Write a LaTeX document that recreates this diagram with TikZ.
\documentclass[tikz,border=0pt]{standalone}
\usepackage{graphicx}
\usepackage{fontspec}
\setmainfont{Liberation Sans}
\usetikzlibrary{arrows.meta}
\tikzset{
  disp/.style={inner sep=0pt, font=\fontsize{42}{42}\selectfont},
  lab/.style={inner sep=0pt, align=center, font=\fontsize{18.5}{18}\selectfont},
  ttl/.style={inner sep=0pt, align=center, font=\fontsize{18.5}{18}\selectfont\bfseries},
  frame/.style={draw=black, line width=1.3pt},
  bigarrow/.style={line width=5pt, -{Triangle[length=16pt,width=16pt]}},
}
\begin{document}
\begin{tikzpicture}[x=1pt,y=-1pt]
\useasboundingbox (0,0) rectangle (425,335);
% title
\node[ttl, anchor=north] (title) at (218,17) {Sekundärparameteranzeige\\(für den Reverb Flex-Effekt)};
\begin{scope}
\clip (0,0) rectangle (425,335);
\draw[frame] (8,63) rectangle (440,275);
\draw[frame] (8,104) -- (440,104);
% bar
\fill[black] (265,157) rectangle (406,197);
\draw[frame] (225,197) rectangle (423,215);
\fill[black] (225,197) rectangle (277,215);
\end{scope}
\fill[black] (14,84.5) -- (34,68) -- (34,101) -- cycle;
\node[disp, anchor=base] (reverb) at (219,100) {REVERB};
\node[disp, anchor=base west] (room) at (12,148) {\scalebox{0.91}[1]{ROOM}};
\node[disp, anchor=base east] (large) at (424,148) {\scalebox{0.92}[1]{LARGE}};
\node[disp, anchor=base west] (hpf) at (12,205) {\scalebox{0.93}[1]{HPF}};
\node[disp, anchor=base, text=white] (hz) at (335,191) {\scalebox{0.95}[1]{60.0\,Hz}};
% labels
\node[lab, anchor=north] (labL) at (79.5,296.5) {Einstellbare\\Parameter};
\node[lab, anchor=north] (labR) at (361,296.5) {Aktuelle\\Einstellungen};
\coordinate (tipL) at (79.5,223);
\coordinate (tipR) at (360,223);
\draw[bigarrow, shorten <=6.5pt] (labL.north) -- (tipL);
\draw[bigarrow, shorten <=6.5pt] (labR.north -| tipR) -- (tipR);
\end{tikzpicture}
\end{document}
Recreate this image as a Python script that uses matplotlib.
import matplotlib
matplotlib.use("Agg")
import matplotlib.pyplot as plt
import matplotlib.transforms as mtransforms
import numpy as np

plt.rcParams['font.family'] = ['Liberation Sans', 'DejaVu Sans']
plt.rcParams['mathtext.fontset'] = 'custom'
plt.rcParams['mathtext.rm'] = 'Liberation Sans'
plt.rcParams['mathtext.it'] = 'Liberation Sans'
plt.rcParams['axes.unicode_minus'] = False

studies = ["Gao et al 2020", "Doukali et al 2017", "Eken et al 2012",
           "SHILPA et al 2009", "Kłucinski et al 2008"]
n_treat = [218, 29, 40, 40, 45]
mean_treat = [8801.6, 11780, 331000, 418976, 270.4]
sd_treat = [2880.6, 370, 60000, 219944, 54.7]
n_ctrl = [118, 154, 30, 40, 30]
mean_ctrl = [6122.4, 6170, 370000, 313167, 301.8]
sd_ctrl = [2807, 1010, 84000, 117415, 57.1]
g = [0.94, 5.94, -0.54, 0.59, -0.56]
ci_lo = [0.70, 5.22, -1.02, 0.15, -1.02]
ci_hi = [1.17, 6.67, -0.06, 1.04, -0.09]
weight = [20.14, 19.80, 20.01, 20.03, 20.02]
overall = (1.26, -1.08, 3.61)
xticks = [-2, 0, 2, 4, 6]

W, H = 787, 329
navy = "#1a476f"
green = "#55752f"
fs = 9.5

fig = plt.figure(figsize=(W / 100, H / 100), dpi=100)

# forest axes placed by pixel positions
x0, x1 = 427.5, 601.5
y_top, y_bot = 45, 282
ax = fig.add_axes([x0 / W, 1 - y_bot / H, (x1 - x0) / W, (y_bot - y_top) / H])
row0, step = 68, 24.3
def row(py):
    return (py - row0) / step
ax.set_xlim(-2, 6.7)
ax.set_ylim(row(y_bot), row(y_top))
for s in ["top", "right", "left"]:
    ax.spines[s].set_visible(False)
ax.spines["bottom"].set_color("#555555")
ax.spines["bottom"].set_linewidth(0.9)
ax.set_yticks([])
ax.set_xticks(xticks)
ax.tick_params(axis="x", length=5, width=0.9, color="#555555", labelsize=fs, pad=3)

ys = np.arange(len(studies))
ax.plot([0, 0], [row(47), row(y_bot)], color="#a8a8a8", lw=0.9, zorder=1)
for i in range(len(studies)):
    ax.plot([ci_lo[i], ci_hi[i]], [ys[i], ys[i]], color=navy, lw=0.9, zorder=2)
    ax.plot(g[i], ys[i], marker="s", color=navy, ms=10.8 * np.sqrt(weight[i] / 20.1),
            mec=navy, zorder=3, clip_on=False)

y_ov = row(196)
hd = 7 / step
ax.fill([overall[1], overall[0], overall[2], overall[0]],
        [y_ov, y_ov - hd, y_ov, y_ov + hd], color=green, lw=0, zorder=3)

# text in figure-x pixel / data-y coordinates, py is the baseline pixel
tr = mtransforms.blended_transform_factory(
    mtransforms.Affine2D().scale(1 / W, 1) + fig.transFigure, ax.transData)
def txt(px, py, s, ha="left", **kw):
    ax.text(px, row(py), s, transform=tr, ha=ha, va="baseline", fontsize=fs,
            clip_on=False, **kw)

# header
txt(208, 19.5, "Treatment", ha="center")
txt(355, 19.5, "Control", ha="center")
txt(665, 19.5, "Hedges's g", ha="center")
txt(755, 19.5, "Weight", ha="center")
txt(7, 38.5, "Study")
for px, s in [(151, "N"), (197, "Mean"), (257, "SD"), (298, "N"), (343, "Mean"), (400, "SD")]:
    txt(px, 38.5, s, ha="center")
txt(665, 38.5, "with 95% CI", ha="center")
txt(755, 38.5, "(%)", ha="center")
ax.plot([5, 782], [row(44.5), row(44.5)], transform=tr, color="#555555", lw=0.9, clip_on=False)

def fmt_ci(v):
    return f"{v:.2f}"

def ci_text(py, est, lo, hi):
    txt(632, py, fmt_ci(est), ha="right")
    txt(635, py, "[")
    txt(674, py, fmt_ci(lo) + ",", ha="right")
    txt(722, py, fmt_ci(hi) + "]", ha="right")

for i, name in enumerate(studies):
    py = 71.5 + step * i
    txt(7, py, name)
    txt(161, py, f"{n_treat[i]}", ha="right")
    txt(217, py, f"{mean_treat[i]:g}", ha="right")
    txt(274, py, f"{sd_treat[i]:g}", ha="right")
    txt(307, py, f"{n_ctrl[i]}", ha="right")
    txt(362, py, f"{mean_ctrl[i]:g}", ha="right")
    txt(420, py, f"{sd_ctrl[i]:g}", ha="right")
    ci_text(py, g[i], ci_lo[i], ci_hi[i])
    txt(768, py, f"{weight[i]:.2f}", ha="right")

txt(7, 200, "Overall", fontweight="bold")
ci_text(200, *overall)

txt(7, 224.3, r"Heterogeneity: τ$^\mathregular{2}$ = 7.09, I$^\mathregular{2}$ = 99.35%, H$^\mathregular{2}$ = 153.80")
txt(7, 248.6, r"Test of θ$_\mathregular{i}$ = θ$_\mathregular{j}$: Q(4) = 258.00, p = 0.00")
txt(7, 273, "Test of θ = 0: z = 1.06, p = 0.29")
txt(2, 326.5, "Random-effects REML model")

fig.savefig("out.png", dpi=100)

------------------------------------------------

What you will do => Transcribe all the entries, keeping each one exactly as it is.

Task response =>
Write a LaTeX document that recreates this diagram with TikZ.
\documentclass[tikz,border=0pt]{standalone}
\usepackage{graphicx}
\usepackage{fontspec}
\setmainfont{Liberation Sans}
\usetikzlibrary{arrows.meta}
\tikzset{
  disp/.style={inner sep=0pt, font=\fontsize{42}{42}\selectfont},
  lab/.style={inner sep=0pt, align=center, font=\fontsize{18.5}{18}\selectfont},
  ttl/.style={inner sep=0pt, align=center, font=\fontsize{18.5}{18}\selectfont\bfseries},
  frame/.style={draw=black, line width=1.3pt},
  bigarrow/.style={line width=5pt, -{Triangle[length=16pt,width=16pt]}},
}
\begin{document}
\begin{tikzpicture}[x=1pt,y=-1pt]
\useasboundingbox (0,0) rectangle (425,335);
% title
\node[ttl, anchor=north] (title) at (218,17) {Sekundärparameteranzeige\\(für den Reverb Flex-Effekt)};
\begin{scope}
\clip (0,0) rectangle (425,335);
\draw[frame] (8,63) rectangle (440,275);
\draw[frame] (8,104) -- (440,104);
% bar
\fill[black] (265,157) rectangle (406,197);
\draw[frame] (225,197) rectangle (423,215);
\fill[black] (225,197) rectangle (277,215);
\end{scope}
\fill[black] (14,84.5) -- (34,68) -- (34,101) -- cycle;
\node[disp, anchor=base] (reverb) at (219,100) {REVERB};
\node[disp, anchor=base west] (room) at (12,148) {\scalebox{0.91}[1]{ROOM}};
\node[disp, anchor=base east] (large) at (424,148) {\scalebox{0.92}[1]{LARGE}};
\node[disp, anchor=base west] (hpf) at (12,205) {\scalebox{0.93}[1]{HPF}};
\node[disp, anchor=base, text=white] (hz) at (335,191) {\scalebox{0.95}[1]{60.0\,Hz}};
% labels
\node[lab, anchor=north] (labL) at (79.5,296.5) {Einstellbare\\Parameter};
\node[lab, anchor=north] (labR) at (361,296.5) {Aktuelle\\Einstellungen};
\coordinate (tipL) at (79.5,223);
\coordinate (tipR) at (360,223);
\draw[bigarrow, shorten <=6.5pt] (labL.north) -- (tipL);
\draw[bigarrow, shorten <=6.5pt] (labR.north -| tipR) -- (tipR);
\end{tikzpicture}
\end{document}
Recreate this image as a Python script that uses matplotlib.
import matplotlib
matplotlib.use("Agg")
import matplotlib.pyplot as plt
import matplotlib.transforms as mtransforms
import numpy as np

plt.rcParams['font.family'] = ['Liberation Sans', 'DejaVu Sans']
plt.rcParams['mathtext.fontset'] = 'custom'
plt.rcParams['mathtext.rm'] = 'Liberation Sans'
plt.rcParams['mathtext.it'] = 'Liberation Sans'
plt.rcParams['axes.unicode_minus'] = False

studies = ["Gao et al 2020", "Doukali et al 2017", "Eken et al 2012",
           "SHILPA et al 2009", "Kłucinski et al 2008"]
n_treat = [218, 29, 40, 40, 45]
mean_treat = [8801.6, 11780, 331000, 418976, 270.4]
sd_treat = [2880.6, 370, 60000, 219944, 54.7]
n_ctrl = [118, 154, 30, 40, 30]
mean_ctrl = [6122.4, 6170, 370000, 313167, 301.8]
sd_ctrl = [2807, 1010, 84000, 117415, 57.1]
g = [0.94, 5.94, -0.54, 0.59, -0.56]
ci_lo = [0.70, 5.22, -1.02, 0.15, -1.02]
ci_hi = [1.17, 6.67, -0.06, 1.04, -0.09]
weight = [20.14, 19.80, 20.01, 20.03, 20.02]
overall = (1.26, -1.08, 3.61)
xticks = [-2, 0, 2, 4, 6]

W, H = 787, 329
navy = "#1a476f"
green = "#55752f"
fs = 9.5

fig = plt.figure(figsize=(W / 100, H / 100), dpi=100)

# forest axes placed by pixel positions
x0, x1 = 427.5, 601.5
y_top, y_bot = 45, 282
ax = fig.add_axes([x0 / W, 1 - y_bot / H, (x1 - x0) / W, (y_bot - y_top) / H])
row0, step = 68, 24.3
def row(py):
    return (py - row0) / step
ax.set_xlim(-2, 6.7)
ax.set_ylim(row(y_bot), row(y_top))
for s in ["top", "right", "left"]:
    ax.spines[s].set_visible(False)
ax.spines["bottom"].set_color("#555555")
ax.spines["bottom"].set_linewidth(0.9)
ax.set_yticks([])
ax.set_xticks(xticks)
ax.tick_params(axis="x", length=5, width=0.9, color="#555555", labelsize=fs, pad=3)

ys = np.arange(len(studies))
ax.plot([0, 0], [row(47), row(y_bot)], color="#a8a8a8", lw=0.9, zorder=1)
for i in range(len(studies)):
    ax.plot([ci_lo[i], ci_hi[i]], [ys[i], ys[i]], color=navy, lw=0.9, zorder=2)
    ax.plot(g[i], ys[i], marker="s", color=navy, ms=10.8 * np.sqrt(weight[i] / 20.1),
            mec=navy, zorder=3, clip_on=False)

y_ov = row(196)
hd = 7 / step
ax.fill([overall[1], overall[0], overall[2], overall[0]],
        [y_ov, y_ov - hd, y_ov, y_ov + hd], color=green, lw=0, zorder=3)

# text in figure-x pixel / data-y coordinates, py is the baseline pixel
tr = mtransforms.blended_transform_factory(
    mtransforms.Affine2D().scale(1 / W, 1) + fig.transFigure, ax.transData)
def txt(px, py, s, ha="left", **kw):
    ax.text(px, row(py), s, transform=tr, ha=ha, va="baseline", fontsize=fs,
            clip_on=False, **kw)

# header
txt(208, 19.5, "Treatment", ha="center")
txt(355, 19.5, "Control", ha="center")
txt(665, 19.5, "Hedges's g", ha="center")
txt(755, 19.5, "Weight", ha="center")
txt(7, 38.5, "Study")
for px, s in [(151, "N"), (197, "Mean"), (257, "SD"), (298, "N"), (343, "Mean"), (400, "SD")]:
    txt(px, 38.5, s, ha="center")
txt(665, 38.5, "with 95% CI", ha="center")
txt(755, 38.5, "(%)", ha="center")
ax.plot([5, 782], [row(44.5), row(44.5)], transform=tr, color="#555555", lw=0.9, clip_on=False)

def fmt_ci(v):
    return f"{v:.2f}"

def ci_text(py, est, lo, hi):
    txt(632, py, fmt_ci(est), ha="right")
    txt(635, py, "[")
    txt(674, py, fmt_ci(lo) + ",", ha="right")
    txt(722, py, fmt_ci(hi) + "]", ha="right")

for i, name in enumerate(studies):
    py = 71.5 + step * i
    txt(7, py, name)
    txt(161, py, f"{n_treat[i]}", ha="right")
    txt(217, py, f"{mean_treat[i]:g}", ha="right")
    txt(274, py, f"{sd_treat[i]:g}", ha="right")
    txt(307, py, f"{n_ctrl[i]}", ha="right")
    txt(362, py, f"{mean_ctrl[i]:g}", ha="right")
    txt(420, py, f"{sd_ctrl[i]:g}", ha="right")
    ci_text(py, g[i], ci_lo[i], ci_hi[i])
    txt(768, py, f"{weight[i]:.2f}", ha="right")

txt(7, 200, "Overall", fontweight="bold")
ci_text(200, *overall)

txt(7, 224.3, r"Heterogeneity: τ$^\mathregular{2}$ = 7.09, I$^\mathregular{2}$ = 99.35%, H$^\mathregular{2}$ = 153.80")
txt(7, 248.6, r"Test of θ$_\mathregular{i}$ = θ$_\mathregular{j}$: Q(4) = 258.00, p = 0.00")
txt(7, 273, "Test of θ = 0: z = 1.06, p = 0.29")
txt(2, 326.5, "Random-effects REML model")

fig.savefig("out.png", dpi=100)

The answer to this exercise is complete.